═══ AVAILABLE DATA ═══

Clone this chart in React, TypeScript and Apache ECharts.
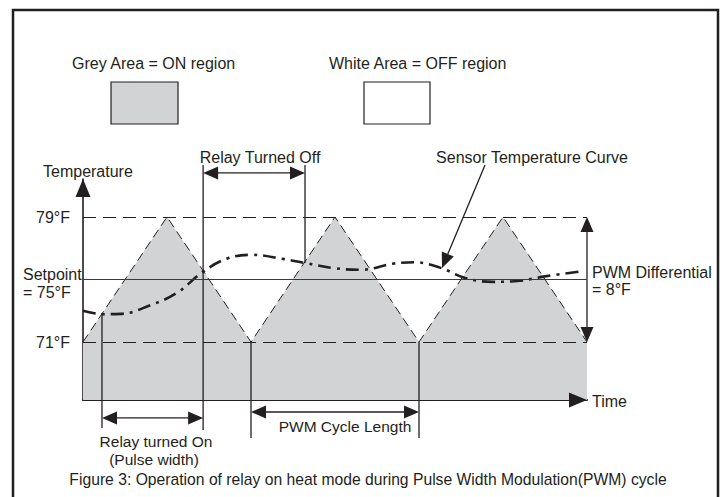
import React, { useEffect, useRef } from "react";
import * as echarts from "echarts";

// ---- data ----
const triangleX = [0, 1, 2, 3, 4, 5, 6];
const triangleTemp = [71, 79, 71, 79, 71, 79, 71];

const sensorX = [0, 0.25, 0.45, 0.8, 1.12, 1.43, 1.72, 2.0, 2.38, 2.64, 3.0, 3.3, 3.7, 3.95, 4.25, 4.55, 4.88, 5.2, 5.5, 5.9];
const sensorTemp = [73.0, 72.78, 72.8, 73.35, 74.15, 75.5, 76.35, 76.58, 76.32, 76.06, 75.72, 75.62, 76.02, 76.1, 75.76, 75.1, 74.85, 74.92, 75.2, 75.5];

const upperLimit = 79;
const lowerLimit = 71;
const setpoint = 75;
const tickLabels = ["79°F", "71°F"];

// annotation segments: [x1, y1, x2, y2, arrows(0 none,1 end,2 start,3 both)]
const relayOffLines = [
  [1.43, 82.33, 1.43, 65.37, 0],
  [2.643, 82.33, 2.643, 76.06, 0],
  [1.43, 81.82, 2.643, 81.82, 3],
];
const relayOnLines = [
  [0.226, 72.85, 0.226, 65.5, 0],
  [0.226, 66.14, 1.43, 66.14, 3],
];
const cycleLines = [
  [2, 71, 2, 64.86, 0],
  [4, 71, 4, 64.86, 0],
  [2, 66.52, 4, 66.52, 3],
];
const differentialLines = [[6, 79, 6, 71, 3]];
const sensorPointer = [[4.786, 82.33, 4.274, 75.74, 1]];

const DARK = "#231f20";
const GREY = "#d1d3d4";
const FONT = "Liberation Sans, Arial, sans-serif";

function txt(x: number, y: number, text: string, align = "left", size = 16) {
  return {
    type: "text",
    x,
    y,
    silent: true,
    style: {
      text,
      fill: DARK,
      fontSize: size,
      fontFamily: FONT,
      textAlign: align,
      textVerticalAlign: "middle",
    },
  };
}

export default function App() {
  const ref = useRef<HTMLDivElement>(null);
  useEffect(() => {
    if (!ref.current) return;
    const chart = echarts.init(ref.current, null, { renderer: "svg" });
    const pxPerDeg = 125 / 8;
    const yMin = lowerLimit - 58 / pxPerDeg;
    const yMax = upperLimit + 38 / pxPerDeg;

    // axis arrowheads (mode 5: head only, axis size)
    const axisHeads = [
      [0, yMin, 0, yMax, 5],
      [0, yMin, 6, yMin, 5],
    ];

    const annotations = [
      ...relayOffLines,
      ...relayOnLines,
      ...cycleLines,
      ...differentialLines,
      ...sensorPointer,
      ...axisHeads,
    ];

    const option: any = {
      animation: false,
      backgroundColor: "#ffffff",
      grid: { left: 83, width: 504, top: 179, height: 221, containLabel: false },
      xAxis: {
        type: "value",
        min: 0,
        max: 6,
        axisLine: { show: true, lineStyle: { color: DARK, width: 2 } },
        axisTick: { show: false },
        axisLabel: { show: false },
        splitLine: { show: false },
      },
      yAxis: {
        type: "value",
        min: yMin,
        max: yMax,
        axisLine: { show: true, lineStyle: { color: DARK, width: 1.6 } },
        axisTick: { show: false },
        axisLabel: { show: false },
        splitLine: { show: false },
      },
      series: [
        {
          type: "line",
          data: triangleX.map((x, i) => [x, triangleTemp[i]]),
          symbol: "none",
          lineStyle: { color: DARK, width: 1, type: [9, 5] },
          areaStyle: { color: GREY, opacity: 1, origin: "start" },
          z: 1,
          markLine: {
            silent: true,
            symbol: "none",
            animation: false,
            data: [
              {
                yAxis: upperLimit,
                lineStyle: { color: DARK, width: 1.2, type: [13, 7] },
                label: { show: true, position: "start", distance: 13, formatter: tickLabels[0], color: DARK, fontSize: 16, fontFamily: FONT },
              },
              {
                yAxis: lowerLimit,
                lineStyle: { color: DARK, width: 1.2, type: [13, 7] },
                label: { show: true, position: "start", distance: 13, formatter: tickLabels[1], color: DARK, fontSize: 16, fontFamily: FONT },
              },
              {
                yAxis: setpoint,
                lineStyle: { color: "#3a3a3a", width: 1, type: "solid" },
                label: { show: false },
              },
            ],
          },
        },
        {
          type: "line",
          data: sensorX.map((x, i) => [x, sensorTemp[i]]),
          symbol: "none",
          smooth: 0.4,
          lineStyle: { color: DARK, width: 2.6, type: [13, 6, 3, 6] },
          z: 3,
        },
        {
          type: "custom",
          clip: false,
          z: 4,
          data: annotations,
          renderItem: (params: any, api: any) => {
            const p1 = api.coord([api.value(0), api.value(1)]);
            const p2 = api.coord([api.value(2), api.value(3)]);
            const mode = api.value(4);
            const dx = p2[0] - p1[0];
            const dy = p2[1] - p1[1];
            const L = Math.hypot(dx, dy) || 1;
            const ux = dx / L;
            const uy = dy / L;
            const isAxis = mode === 5;
            const len = isAxis ? 18 : 15;
            const half = isAxis ? 7.5 : 6.5;
            const a = [p1[0], p1[1]];
            const b = [p2[0], p2[1]];
            const children: any[] = [];
            const head = (tip: number[], dirx: number, diry: number) => {
              const bx = tip[0] - dirx * len;
              const by = tip[1] - diry * len;
              return {
                type: "polygon",
                shape: {
                  points: [
                    [tip[0], tip[1]],
                    [bx - diry * half, by + dirx * half],
                    [bx + diry * half, by - dirx * half],
                  ],
                },
                style: { fill: DARK },
              };
            };
            if (mode & 2 && !isAxis) {
              children.push(head(p1, -ux, -uy));
              a[0] = p1[0] + ux * (len - 1);
              a[1] = p1[1] + uy * (len - 1);
            }
            if (mode & 1) {
              children.push(head(p2, ux, uy));
              b[0] = p2[0] - ux * (len - 1);
              b[1] = p2[1] - uy * (len - 1);
            }
            if (!isAxis) {
              children.unshift({
                type: "line",
                shape: { x1: a[0], y1: a[1], x2: b[0], y2: b[1] },
                style: { stroke: DARK, lineWidth: 1.3 },
              });
            }
            return { type: "group", children };
          },
        },
      ],
      graphic: [
        {
          type: "rect",
          silent: true,
          shape: { x: 13, y: 10, width: 705, height: 500 },
          style: { fill: "none", stroke: DARK, lineWidth: 2.5 },
          z: 10,
        },
        {
          type: "rect",
          silent: true,
          shape: { x: 111, y: 82, width: 67, height: 42 },
          style: { fill: GREY, stroke: DARK, lineWidth: 1.2 },
        },
        {
          type: "rect",
          silent: true,
          shape: { x: 364, y: 82, width: 66, height: 42 },
          style: { fill: "#ffffff", stroke: DARK, lineWidth: 1.2 },
        },
        txt(72, 63, "Grey Area = ON region"),
        txt(329, 63, "White Area = OFF region"),
        txt(43, 171, "Temperature"),
        txt(260, 157, "Relay Turned Off", "center"),
        txt(532, 157, "Sensor Temperature Curve", "center"),
        txt(23, 274, "Setpoint"),
        txt(23, 292, "= 75°F"),
        txt(592, 272, "PWM Differential"),
        txt(592, 289, "= 8°F"),
        txt(592, 401, "Time"),
        txt(345, 426, "PWM Cycle Length", "center", 15.5),
        txt(156, 441, "Relay turned On", "center", 15.5),
        txt(154, 459, "(Pulse width)", "center", 15.5),
        txt(368, 479, "Figure 3: Operation of relay on heat mode during Pulse Width Modulation(PWM) cycle", "center", 15.7),
      ],
    };
    chart.setOption(option);
    return () => chart.dispose();
  }, []);
  return (
    <div
      ref={ref}
      style={{ position: "fixed", left: 0, top: 0, width: 725, height: 497, background: "#fff" }}
    />
  );
}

═══

• YOUR INSTRUCTIONS: Repeat verbatim all the material, but not the pictures.

• TASK SOLUTION:
Clone this chart in React, TypeScript and Apache ECharts.
import React, { useEffect, useRef } from "react";
import * as echarts from "echarts";

// ---- data ----
const triangleX = [0, 1, 2, 3, 4, 5, 6];
const triangleTemp = [71, 79, 71, 79, 71, 79, 71];

const sensorX = [0, 0.25, 0.45, 0.8, 1.12, 1.43, 1.72, 2.0, 2.38, 2.64, 3.0, 3.3, 3.7, 3.95, 4.25, 4.55, 4.88, 5.2, 5.5, 5.9];
const sensorTemp = [73.0, 72.78, 72.8, 73.35, 74.15, 75.5, 76.35, 76.58, 76.32, 76.06, 75.72, 75.62, 76.02, 76.1, 75.76, 75.1, 74.85, 74.92, 75.2, 75.5];

const upperLimit = 79;
const lowerLimit = 71;
const setpoint = 75;
const tickLabels = ["79°F", "71°F"];

// annotation segments: [x1, y1, x2, y2, arrows(0 none,1 end,2 start,3 both)]
const relayOffLines = [
  [1.43, 82.33, 1.43, 65.37, 0],
  [2.643, 82.33, 2.643, 76.06, 0],
  [1.43, 81.82, 2.643, 81.82, 3],
];
const relayOnLines = [
  [0.226, 72.85, 0.226, 65.5, 0],
  [0.226, 66.14, 1.43, 66.14, 3],
];
const cycleLines = [
  [2, 71, 2, 64.86, 0],
  [4, 71, 4, 64.86, 0],
  [2, 66.52, 4, 66.52, 3],
];
const differentialLines = [[6, 79, 6, 71, 3]];
const sensorPointer = [[4.786, 82.33, 4.274, 75.74, 1]];

const DARK = "#231f20";
const GREY = "#d1d3d4";
const FONT = "Liberation Sans, Arial, sans-serif";

function txt(x: number, y: number, text: string, align = "left", size = 16) {
  return {
    type: "text",
    x,
    y,
    silent: true,
    style: {
      text,
      fill: DARK,
      fontSize: size,
      fontFamily: FONT,
      textAlign: align,
      textVerticalAlign: "middle",
    },
  };
}

export default function App() {
  const ref = useRef<HTMLDivElement>(null);
  useEffect(() => {
    if (!ref.current) return;
    const chart = echarts.init(ref.current, null, { renderer: "svg" });
    const pxPerDeg = 125 / 8;
    const yMin = lowerLimit - 58 / pxPerDeg;
    const yMax = upperLimit + 38 / pxPerDeg;

    // axis arrowheads (mode 5: head only, axis size)
    const axisHeads = [
      [0, yMin, 0, yMax, 5],
      [0, yMin, 6, yMin, 5],
    ];

    const annotations = [
      ...relayOffLines,
      ...relayOnLines,
      ...cycleLines,
      ...differentialLines,
      ...sensorPointer,
      ...axisHeads,
    ];

    const option: any = {
      animation: false,
      backgroundColor: "#ffffff",
      grid: { left: 83, width: 504, top: 179, height: 221, containLabel: false },
      xAxis: {
        type: "value",
        min: 0,
        max: 6,
        axisLine: { show: true, lineStyle: { color: DARK, width: 2 } },
        axisTick: { show: false },
        axisLabel: { show: false },
        splitLine: { show: false },
      },
      yAxis: {
        type: "value",
        min: yMin,
        max: yMax,
        axisLine: { show: true, lineStyle: { color: DARK, width: 1.6 } },
        axisTick: { show: false },
        axisLabel: { show: false },
        splitLine: { show: false },
      },
      series: [
        {
          type: "line",
          data: triangleX.map((x, i) => [x, triangleTemp[i]]),
          symbol: "none",
          lineStyle: { color: DARK, width: 1, type: [9, 5] },
          areaStyle: { color: GREY, opacity: 1, origin: "start" },
          z: 1,
          markLine: {
            silent: true,
            symbol: "none",
            animation: false,
            data: [
              {
                yAxis: upperLimit,
                lineStyle: { color: DARK, width: 1.2, type: [13, 7] },
                label: { show: true, position: "start", distance: 13, formatter: tickLabels[0], color: DARK, fontSize: 16, fontFamily: FONT },
              },
              {
                yAxis: lowerLimit,
                lineStyle: { color: DARK, width: 1.2, type: [13, 7] },
                label: { show: true, position: "start", distance: 13, formatter: tickLabels[1], color: DARK, fontSize: 16, fontFamily: FONT },
              },
              {
                yAxis: setpoint,
                lineStyle: { color: "#3a3a3a", width: 1, type: "solid" },
                label: { show: false },
              },
            ],
          },
        },
        {
          type: "line",
          data: sensorX.map((x, i) => [x, sensorTemp[i]]),
          symbol: "none",
          smooth: 0.4,
          lineStyle: { color: DARK, width: 2.6, type: [13, 6, 3, 6] },
          z: 3,
        },
        {
          type: "custom",
          clip: false,
          z: 4,
          data: annotations,
          renderItem: (params: any, api: any) => {
            const p1 = api.coord([api.value(0), api.value(1)]);
            const p2 = api.coord([api.value(2), api.value(3)]);
            const mode = api.value(4);
            const dx = p2[0] - p1[0];
            const dy = p2[1] - p1[1];
            const L = Math.hypot(dx, dy) || 1;
            const ux = dx / L;
            const uy = dy / L;
            const isAxis = mode === 5;
            const len = isAxis ? 18 : 15;
            const half = isAxis ? 7.5 : 6.5;
            const a = [p1[0], p1[1]];
            const b = [p2[0], p2[1]];
            const children: any[] = [];
            const head = (tip: number[], dirx: number, diry: number) => {
              const bx = tip[0] - dirx * len;
              const by = tip[1] - diry * len;
              return {
                type: "polygon",
                shape: {
                  points: [
                    [tip[0], tip[1]],
                    [bx - diry * half, by + dirx * half],
                    [bx + diry * half, by - dirx * half],
                  ],
                },
                style: { fill: DARK },
              };
            };
            if (mode & 2 && !isAxis) {
              children.push(head(p1, -ux, -uy));
              a[0] = p1[0] + ux * (len - 1);
              a[1] = p1[1] + uy * (len - 1);
            }
            if (mode & 1) {
              children.push(head(p2, ux, uy));
              b[0] = p2[0] - ux * (len - 1);
              b[1] = p2[1] - uy * (len - 1);
            }
            if (!isAxis) {
              children.unshift({
                type: "line",
                shape: { x1: a[0], y1: a[1], x2: b[0], y2: b[1] },
                style: { stroke: DARK, lineWidth: 1.3 },
              });
            }
            return { type: "group", children };
          },
        },
      ],
      graphic: [
        {
          type: "rect",
          silent: true,
          shape: { x: 13, y: 10, width: 705, height: 500 },
          style: { fill: "none", stroke: DARK, lineWidth: 2.5 },
          z: 10,
        },
        {
          type: "rect",
          silent: true,
          shape: { x: 111, y: 82, width: 67, height: 42 },
          style: { fill: GREY, stroke: DARK, lineWidth: 1.2 },
        },
        {
          type: "rect",
          silent: true,
          shape: { x: 364, y: 82, width: 66, height: 42 },
          style: { fill: "#ffffff", stroke: DARK, lineWidth: 1.2 },
        },
        txt(72, 63, "Grey Area = ON region"),
        txt(329, 63, "White Area = OFF region"),
        txt(43, 171, "Temperature"),
        txt(260, 157, "Relay Turned Off", "center"),
        txt(532, 157, "Sensor Temperature Curve", "center"),
        txt(23, 274, "Setpoint"),
        txt(23, 292, "= 75°F"),
        txt(592, 272, "PWM Differential"),
        txt(592, 289, "= 8°F"),
        txt(592, 401, "Time"),
        txt(345, 426, "PWM Cycle Length", "center", 15.5),
        txt(156, 441, "Relay turned On", "center", 15.5),
        txt(154, 459, "(Pulse width)", "center", 15.5),
        txt(368, 479, "Figure 3: Operation of relay on heat mode during Pulse Width Modulation(PWM) cycle", "center", 15.7),
      ],
    };
    chart.setOption(option);
    return () => chart.dispose();
  }, []);
  return (
    <div
      ref={ref}
      style={{ position: "fixed", left: 0, top: 0, width: 725, height: 497, background: "#fff" }}
    />
  );
}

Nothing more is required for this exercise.